# [Written exercise]
Retype the opening lines of the data exactly, stopping after the line that contains "0.55, 0.6, 0.65, 0.7, 0.75, 0.8, 0.85, 0.9, 0.95, 1];". Skip every picture.

# [Available data]
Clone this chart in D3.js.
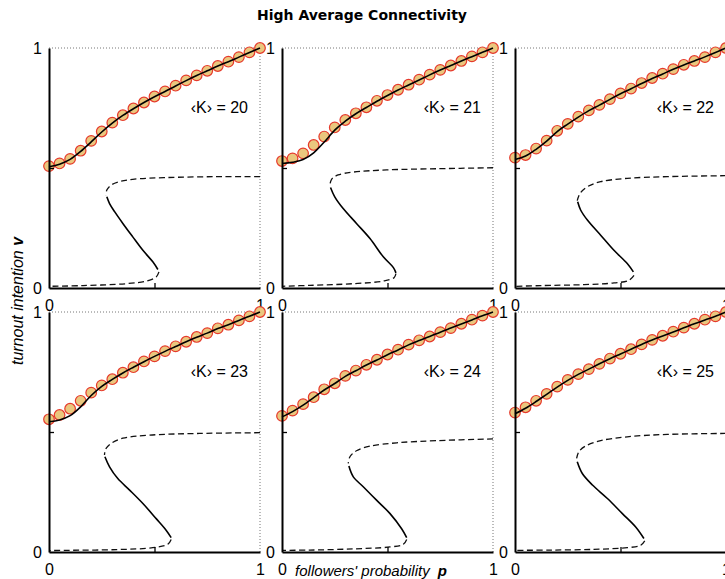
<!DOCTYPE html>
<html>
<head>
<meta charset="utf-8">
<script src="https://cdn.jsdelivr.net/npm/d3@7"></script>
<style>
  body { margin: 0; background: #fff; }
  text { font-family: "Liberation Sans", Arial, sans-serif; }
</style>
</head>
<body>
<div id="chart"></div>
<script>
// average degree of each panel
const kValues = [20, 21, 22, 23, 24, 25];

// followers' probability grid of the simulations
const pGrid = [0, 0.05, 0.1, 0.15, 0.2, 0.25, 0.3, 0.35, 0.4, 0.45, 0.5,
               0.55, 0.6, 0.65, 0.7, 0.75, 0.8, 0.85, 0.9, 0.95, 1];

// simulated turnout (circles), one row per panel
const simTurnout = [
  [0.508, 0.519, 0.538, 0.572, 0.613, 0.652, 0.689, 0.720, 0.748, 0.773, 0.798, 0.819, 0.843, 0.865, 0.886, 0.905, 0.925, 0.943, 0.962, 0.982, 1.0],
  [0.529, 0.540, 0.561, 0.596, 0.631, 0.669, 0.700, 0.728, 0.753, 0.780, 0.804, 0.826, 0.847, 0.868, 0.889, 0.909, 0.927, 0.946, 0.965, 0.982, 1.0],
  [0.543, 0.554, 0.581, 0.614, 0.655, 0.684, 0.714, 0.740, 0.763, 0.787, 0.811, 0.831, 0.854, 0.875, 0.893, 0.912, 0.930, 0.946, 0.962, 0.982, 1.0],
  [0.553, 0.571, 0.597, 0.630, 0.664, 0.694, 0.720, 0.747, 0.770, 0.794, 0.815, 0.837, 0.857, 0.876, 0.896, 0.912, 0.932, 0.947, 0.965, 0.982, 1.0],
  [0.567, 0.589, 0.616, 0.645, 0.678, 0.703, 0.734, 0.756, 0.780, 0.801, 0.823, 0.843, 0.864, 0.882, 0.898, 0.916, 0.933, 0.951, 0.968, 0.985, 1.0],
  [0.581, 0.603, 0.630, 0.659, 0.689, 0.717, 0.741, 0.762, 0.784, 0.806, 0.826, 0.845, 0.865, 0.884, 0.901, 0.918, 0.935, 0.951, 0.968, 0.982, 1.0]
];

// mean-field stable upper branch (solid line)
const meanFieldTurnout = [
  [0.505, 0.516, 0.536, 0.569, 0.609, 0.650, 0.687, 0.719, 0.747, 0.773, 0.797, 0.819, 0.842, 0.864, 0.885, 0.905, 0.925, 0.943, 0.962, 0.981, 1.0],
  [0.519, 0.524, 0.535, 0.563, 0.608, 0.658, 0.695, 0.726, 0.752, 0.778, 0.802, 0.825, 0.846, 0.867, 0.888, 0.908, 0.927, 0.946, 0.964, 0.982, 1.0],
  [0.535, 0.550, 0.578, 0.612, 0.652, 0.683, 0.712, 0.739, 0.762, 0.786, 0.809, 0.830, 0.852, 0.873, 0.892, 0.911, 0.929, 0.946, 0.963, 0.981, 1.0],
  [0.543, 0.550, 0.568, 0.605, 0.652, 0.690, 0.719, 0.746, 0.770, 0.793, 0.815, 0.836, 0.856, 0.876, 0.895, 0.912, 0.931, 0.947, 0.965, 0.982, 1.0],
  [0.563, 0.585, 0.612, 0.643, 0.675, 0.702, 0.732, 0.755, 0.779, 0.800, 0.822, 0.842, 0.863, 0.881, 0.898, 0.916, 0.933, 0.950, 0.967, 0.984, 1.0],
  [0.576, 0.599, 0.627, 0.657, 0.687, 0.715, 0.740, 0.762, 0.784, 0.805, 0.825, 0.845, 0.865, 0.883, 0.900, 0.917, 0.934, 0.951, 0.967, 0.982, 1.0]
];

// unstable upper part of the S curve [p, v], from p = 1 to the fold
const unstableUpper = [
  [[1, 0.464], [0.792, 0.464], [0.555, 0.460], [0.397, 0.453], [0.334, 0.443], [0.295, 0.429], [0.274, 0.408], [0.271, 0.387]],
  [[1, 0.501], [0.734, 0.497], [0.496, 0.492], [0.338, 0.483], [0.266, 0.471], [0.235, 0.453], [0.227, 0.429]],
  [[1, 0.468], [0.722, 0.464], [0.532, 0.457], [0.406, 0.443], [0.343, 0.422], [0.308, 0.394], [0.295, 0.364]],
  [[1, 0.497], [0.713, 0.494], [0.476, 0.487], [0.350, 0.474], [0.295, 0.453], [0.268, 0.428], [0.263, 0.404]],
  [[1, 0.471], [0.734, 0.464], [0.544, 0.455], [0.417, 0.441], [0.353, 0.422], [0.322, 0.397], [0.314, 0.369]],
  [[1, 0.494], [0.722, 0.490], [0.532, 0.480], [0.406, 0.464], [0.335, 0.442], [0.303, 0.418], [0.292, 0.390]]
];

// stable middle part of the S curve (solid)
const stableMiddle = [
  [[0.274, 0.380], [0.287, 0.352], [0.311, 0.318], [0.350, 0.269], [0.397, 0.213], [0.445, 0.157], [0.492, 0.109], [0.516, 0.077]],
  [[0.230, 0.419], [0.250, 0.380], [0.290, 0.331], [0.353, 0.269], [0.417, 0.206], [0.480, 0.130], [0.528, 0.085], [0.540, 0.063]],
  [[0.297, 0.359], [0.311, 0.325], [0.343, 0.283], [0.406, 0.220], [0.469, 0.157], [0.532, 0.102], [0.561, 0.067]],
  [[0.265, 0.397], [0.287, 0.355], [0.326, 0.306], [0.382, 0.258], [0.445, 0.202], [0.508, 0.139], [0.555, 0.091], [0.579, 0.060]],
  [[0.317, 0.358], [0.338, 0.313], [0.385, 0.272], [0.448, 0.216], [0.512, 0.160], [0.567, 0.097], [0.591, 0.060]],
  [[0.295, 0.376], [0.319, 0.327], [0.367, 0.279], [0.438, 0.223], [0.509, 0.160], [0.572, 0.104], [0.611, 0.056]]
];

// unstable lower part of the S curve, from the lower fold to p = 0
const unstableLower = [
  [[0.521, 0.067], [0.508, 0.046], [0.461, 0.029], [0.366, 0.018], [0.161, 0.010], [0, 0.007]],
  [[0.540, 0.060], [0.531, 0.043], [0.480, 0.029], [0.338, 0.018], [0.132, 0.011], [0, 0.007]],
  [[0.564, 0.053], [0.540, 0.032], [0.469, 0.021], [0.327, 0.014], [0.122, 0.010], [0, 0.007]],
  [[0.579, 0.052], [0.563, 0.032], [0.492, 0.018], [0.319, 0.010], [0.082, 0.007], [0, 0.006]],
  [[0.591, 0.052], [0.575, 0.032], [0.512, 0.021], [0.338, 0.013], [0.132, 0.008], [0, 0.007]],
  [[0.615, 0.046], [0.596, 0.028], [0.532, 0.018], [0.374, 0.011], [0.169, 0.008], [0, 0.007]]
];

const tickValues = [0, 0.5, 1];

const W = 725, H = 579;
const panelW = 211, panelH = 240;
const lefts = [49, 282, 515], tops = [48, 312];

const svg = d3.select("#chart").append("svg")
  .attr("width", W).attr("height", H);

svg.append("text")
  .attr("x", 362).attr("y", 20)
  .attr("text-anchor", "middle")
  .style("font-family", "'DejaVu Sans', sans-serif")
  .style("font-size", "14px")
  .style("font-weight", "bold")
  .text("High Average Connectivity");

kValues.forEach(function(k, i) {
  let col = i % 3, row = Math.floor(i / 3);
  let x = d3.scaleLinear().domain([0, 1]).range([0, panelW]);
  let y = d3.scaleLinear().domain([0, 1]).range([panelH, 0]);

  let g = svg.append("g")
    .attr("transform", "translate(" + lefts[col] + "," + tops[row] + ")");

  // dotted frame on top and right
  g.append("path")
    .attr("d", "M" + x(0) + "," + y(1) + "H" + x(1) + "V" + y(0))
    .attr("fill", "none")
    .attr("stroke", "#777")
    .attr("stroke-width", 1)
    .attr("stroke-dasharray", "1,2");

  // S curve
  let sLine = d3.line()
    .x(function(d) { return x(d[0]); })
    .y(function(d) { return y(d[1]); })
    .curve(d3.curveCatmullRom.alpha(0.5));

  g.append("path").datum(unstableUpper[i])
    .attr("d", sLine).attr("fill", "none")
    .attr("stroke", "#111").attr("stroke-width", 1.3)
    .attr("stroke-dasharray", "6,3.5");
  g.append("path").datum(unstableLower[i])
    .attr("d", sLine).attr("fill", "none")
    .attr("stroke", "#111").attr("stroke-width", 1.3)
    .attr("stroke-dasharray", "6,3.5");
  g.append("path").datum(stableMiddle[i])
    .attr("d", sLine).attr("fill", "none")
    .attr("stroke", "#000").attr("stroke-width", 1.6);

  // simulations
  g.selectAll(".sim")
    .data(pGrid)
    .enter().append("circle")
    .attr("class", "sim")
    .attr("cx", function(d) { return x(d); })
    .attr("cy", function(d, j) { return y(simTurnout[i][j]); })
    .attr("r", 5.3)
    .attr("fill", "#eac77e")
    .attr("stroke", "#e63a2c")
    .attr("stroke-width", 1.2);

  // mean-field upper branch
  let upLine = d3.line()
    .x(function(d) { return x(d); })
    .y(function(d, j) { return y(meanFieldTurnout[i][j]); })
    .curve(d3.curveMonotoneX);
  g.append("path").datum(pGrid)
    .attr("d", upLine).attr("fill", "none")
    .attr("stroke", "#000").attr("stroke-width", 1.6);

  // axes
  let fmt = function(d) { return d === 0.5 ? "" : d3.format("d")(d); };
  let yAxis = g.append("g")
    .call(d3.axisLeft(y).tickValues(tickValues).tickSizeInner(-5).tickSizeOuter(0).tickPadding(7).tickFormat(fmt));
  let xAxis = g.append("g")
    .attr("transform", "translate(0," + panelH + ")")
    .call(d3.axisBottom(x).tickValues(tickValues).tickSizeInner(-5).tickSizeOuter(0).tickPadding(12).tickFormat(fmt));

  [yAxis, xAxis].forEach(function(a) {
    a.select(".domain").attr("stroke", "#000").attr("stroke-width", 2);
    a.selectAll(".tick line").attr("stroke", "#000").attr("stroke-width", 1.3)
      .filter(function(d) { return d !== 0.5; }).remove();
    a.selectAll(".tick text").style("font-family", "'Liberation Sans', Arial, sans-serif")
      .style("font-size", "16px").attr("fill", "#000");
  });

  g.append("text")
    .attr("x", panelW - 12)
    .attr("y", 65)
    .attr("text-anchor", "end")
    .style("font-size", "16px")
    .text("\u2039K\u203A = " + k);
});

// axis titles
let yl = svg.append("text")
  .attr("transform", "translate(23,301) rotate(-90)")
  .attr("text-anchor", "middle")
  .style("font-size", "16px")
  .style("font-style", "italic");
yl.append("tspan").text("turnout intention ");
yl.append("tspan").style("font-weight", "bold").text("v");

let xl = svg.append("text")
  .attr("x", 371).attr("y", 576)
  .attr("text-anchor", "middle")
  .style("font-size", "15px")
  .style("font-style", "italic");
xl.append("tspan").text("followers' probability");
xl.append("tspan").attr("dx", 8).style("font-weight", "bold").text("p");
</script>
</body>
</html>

# [Full solution]
Clone this chart in D3.js.
<!DOCTYPE html>
<html>
<head>
<meta charset="utf-8">
<script src="https://cdn.jsdelivr.net/npm/d3@7"></script>
<style>
  body { margin: 0; background: #fff; }
  text { font-family: "Liberation Sans", Arial, sans-serif; }
</style>
</head>
<body>
<div id="chart"></div>
<script>
// average degree of each panel
const kValues = [20, 21, 22, 23, 24, 25];

// followers' probability grid of the simulations
const pGrid = [0, 0.05, 0.1, 0.15, 0.2, 0.25, 0.3, 0.35, 0.4, 0.45, 0.5,
               0.55, 0.6, 0.65, 0.7, 0.75, 0.8, 0.85, 0.9, 0.95, 1];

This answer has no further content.